For other noodle and pasta dishes worth mastering, the homemade lasagna recipe and the spaghetti carbonara recipe are the Italian-American counterparts — different traditions, same philosophy. The fettuccine alfredo recipe and one-pot pasta primavera round out a strong weeknight noodle rotation.
Variations Worth Trying
Tonkotsu-Style. Use only pork neck bones and simmer at a hard boil for the full time instead of a gentle one. The vigorous boil emulsifies collagen from the bones into a thick, milky, rich broth. Different technique, different result — both valid.

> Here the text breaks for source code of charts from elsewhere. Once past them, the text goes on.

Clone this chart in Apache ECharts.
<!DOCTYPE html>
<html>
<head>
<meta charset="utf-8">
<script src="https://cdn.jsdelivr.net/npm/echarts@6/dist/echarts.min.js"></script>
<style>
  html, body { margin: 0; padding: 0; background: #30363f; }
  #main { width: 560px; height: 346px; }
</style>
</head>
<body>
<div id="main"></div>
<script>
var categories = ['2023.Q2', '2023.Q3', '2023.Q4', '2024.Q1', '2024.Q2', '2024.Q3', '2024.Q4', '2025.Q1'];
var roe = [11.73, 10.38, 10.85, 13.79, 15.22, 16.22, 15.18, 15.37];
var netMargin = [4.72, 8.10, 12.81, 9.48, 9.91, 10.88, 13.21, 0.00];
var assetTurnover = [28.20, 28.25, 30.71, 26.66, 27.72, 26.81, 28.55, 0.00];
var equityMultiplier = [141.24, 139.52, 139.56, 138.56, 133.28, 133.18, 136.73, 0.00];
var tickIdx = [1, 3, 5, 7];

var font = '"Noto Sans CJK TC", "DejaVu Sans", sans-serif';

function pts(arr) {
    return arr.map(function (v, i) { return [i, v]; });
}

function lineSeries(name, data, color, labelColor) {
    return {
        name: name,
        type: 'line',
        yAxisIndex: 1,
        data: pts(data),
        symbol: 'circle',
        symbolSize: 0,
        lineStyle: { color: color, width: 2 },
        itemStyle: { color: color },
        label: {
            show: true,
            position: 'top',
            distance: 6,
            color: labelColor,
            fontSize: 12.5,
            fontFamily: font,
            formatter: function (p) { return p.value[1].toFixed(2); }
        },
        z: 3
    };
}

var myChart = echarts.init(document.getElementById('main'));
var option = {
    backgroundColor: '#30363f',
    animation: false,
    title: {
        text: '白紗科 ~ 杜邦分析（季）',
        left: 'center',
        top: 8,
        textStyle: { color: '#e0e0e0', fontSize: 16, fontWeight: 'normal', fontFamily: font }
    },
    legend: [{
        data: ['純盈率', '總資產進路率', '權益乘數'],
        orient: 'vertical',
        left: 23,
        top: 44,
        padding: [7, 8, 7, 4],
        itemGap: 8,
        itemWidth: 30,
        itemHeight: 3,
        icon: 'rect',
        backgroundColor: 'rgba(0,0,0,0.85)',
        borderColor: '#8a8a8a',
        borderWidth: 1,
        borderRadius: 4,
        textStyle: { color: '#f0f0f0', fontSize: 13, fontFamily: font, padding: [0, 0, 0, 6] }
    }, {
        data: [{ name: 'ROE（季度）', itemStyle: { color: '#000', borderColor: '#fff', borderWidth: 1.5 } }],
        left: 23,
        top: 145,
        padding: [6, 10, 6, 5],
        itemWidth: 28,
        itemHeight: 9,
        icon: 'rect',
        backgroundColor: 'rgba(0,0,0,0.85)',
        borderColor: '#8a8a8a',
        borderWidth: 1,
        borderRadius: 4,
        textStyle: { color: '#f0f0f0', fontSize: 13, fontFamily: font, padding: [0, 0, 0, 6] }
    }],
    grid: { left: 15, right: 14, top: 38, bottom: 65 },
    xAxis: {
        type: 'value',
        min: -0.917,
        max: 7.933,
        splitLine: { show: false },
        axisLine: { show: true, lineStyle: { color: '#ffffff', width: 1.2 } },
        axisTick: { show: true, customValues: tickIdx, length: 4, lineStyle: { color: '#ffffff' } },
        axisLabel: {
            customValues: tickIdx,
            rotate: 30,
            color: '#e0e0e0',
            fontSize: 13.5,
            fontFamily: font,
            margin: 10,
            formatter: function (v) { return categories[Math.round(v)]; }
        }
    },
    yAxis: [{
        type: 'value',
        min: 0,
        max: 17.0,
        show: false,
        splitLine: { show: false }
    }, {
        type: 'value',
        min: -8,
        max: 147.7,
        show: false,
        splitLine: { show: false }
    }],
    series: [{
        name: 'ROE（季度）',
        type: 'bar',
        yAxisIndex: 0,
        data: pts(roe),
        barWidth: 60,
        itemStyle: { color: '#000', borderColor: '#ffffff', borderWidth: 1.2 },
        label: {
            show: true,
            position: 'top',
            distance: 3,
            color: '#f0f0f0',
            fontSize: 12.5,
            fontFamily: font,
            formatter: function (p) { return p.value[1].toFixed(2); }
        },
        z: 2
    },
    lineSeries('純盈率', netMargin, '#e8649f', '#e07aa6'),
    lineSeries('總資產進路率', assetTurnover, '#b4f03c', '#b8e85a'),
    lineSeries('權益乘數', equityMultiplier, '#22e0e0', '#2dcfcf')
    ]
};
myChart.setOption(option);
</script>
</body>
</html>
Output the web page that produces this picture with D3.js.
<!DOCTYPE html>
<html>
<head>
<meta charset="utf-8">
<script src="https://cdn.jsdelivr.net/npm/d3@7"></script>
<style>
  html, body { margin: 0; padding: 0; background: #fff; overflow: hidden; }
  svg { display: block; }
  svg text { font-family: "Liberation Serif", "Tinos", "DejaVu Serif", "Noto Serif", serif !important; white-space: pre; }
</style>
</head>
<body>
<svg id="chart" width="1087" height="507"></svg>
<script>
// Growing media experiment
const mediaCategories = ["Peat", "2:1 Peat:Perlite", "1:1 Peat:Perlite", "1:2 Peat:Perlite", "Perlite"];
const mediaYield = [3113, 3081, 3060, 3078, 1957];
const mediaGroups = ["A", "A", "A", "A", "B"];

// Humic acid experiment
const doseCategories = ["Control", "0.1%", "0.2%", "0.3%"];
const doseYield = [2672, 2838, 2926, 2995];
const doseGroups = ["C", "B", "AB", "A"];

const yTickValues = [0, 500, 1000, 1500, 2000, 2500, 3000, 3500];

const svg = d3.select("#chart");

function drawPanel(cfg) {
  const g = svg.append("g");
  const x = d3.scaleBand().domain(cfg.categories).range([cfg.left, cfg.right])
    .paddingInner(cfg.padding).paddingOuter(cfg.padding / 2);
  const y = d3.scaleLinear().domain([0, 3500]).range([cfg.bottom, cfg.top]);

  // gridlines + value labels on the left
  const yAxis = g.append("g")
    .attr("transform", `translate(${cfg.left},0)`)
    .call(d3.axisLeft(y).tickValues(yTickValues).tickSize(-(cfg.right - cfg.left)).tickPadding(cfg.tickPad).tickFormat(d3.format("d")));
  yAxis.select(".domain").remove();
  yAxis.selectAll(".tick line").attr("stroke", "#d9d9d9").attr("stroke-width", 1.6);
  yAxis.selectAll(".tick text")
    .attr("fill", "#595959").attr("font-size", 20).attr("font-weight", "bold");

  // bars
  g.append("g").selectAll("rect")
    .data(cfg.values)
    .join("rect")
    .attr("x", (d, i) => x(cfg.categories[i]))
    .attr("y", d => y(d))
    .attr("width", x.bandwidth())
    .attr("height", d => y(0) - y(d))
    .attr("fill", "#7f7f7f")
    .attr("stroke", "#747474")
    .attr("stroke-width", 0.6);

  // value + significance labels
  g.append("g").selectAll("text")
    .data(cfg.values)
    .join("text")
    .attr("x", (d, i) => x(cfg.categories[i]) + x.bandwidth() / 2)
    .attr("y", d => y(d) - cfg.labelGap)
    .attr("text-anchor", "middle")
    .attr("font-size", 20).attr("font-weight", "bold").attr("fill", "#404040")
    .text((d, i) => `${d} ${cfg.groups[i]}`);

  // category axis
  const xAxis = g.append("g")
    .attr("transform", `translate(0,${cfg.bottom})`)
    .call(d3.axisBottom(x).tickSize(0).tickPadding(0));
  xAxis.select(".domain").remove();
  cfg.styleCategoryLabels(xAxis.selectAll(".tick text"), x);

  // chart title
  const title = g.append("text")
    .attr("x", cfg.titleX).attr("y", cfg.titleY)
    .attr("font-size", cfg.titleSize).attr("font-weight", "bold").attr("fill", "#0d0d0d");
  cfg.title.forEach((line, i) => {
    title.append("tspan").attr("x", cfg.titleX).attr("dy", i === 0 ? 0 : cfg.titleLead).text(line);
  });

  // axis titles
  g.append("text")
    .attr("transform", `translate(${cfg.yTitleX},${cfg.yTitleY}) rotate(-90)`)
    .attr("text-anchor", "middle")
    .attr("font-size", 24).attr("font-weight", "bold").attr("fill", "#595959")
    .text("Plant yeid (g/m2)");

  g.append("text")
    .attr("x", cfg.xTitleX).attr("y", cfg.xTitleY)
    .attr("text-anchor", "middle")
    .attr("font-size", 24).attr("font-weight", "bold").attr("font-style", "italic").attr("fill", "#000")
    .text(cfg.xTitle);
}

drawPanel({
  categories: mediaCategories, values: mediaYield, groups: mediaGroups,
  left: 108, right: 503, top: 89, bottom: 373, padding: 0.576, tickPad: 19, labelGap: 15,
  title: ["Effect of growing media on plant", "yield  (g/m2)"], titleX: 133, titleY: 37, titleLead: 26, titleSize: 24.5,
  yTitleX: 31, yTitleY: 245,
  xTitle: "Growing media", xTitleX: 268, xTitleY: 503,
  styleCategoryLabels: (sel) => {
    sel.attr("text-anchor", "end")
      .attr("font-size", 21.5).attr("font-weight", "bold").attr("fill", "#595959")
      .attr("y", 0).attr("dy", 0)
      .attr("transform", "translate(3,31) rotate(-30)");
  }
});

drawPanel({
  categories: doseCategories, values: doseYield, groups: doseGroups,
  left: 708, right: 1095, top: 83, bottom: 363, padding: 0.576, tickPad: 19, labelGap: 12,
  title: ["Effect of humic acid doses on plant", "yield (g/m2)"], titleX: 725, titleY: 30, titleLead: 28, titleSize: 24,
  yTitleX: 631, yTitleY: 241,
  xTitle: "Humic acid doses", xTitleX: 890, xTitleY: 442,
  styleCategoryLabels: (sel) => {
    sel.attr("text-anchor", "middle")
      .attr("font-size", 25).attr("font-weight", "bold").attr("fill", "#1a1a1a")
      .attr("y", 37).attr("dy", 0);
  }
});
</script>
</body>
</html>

Chicken Shio Ramen. Use only chicken backs in the broth and make a salt-based tare (shio tare) with just salt, sake, and mirin. The result is a clear, delicate broth — lighter, more refined, and excellent in summer.
Miso Ramen. Add 2 tablespoons of white miso paste to the tare. Miso adds fermented depth and a slight sweetness that pairs especially well with corn and butter as toppings. A Hokkaido style worth knowing.
Vegetarian Ramen. Skip the bones and build the broth from kombu, dried shiitake, dried kelp, and roasted vegetables. It won’t have the same richness, but a well-made vegetarian dashi base is genuinely delicious and takes far less time.
Storage and Reheating
The broth keeps refrigerated for up to 5 days or frozen for up to 3 months. Store the broth, noodles, and toppings separately — assembled bowls don’t store well because the noodles absorb the broth and turn mushy. Reheat broth on the stovetop until steaming and assemble fresh bowls each time.
The tare keeps refrigerated for up to 2 weeks. Make a double batch — it’s the component that takes the least time and having it ready means a bowl of ramen can be assembled in 15 minutes whenever you have broth in the fridge.
FAQ
Where do I find ramen noodles?
Fresh ramen noodles are available at Asian grocery stores and increasingly at large supermarkets. Dried ramen noodles work well too — not the instant kind that come with flavor packets, but plain dried ramen noodles sold in coils or bundles. Sun Noodle is a respected brand. In a real pinch, thin fresh Chinese noodles are an acceptable substitute.
What is chashu pork and how do I make it?
Chashu is braised rolled pork belly — marinated in soy, mirin, sake, and sugar, then slowly braised until tender. It’s sliced and laid over the bowl as the primary protein. Instructions: roll a piece of pork belly tightly, tie with kitchen twine, sear on all sides, then braise covered in the marinade at low heat for 2 hours. Chill before slicing for clean, even pieces.
Can I use store-bought broth as a shortcut?
You can use it as a base, but fortify it. Add charred aromatics, a piece of kombu, and dried shiitakes to store-bought chicken or pork broth and simmer for 30 minutes before straining. The result is significantly more complex than plain store-bought. An honest shortcut that produces a real result.
How do I make the marinated soft-boiled egg (ajitsuke tamago)?
Bring a pot of water to a boil. Lower eggs gently and cook for exactly 6 minutes 30 seconds. Transfer immediately to an ice bath for 5 minutes. Peel carefully — the whites are just set, the yolks are jammy. Marinate peeled eggs in equal parts soy sauce and mirin for at least 4 hours or overnight. Slice lengthwise before serving. The marinated exterior and custardy interior are non-negotiable for a proper bowl.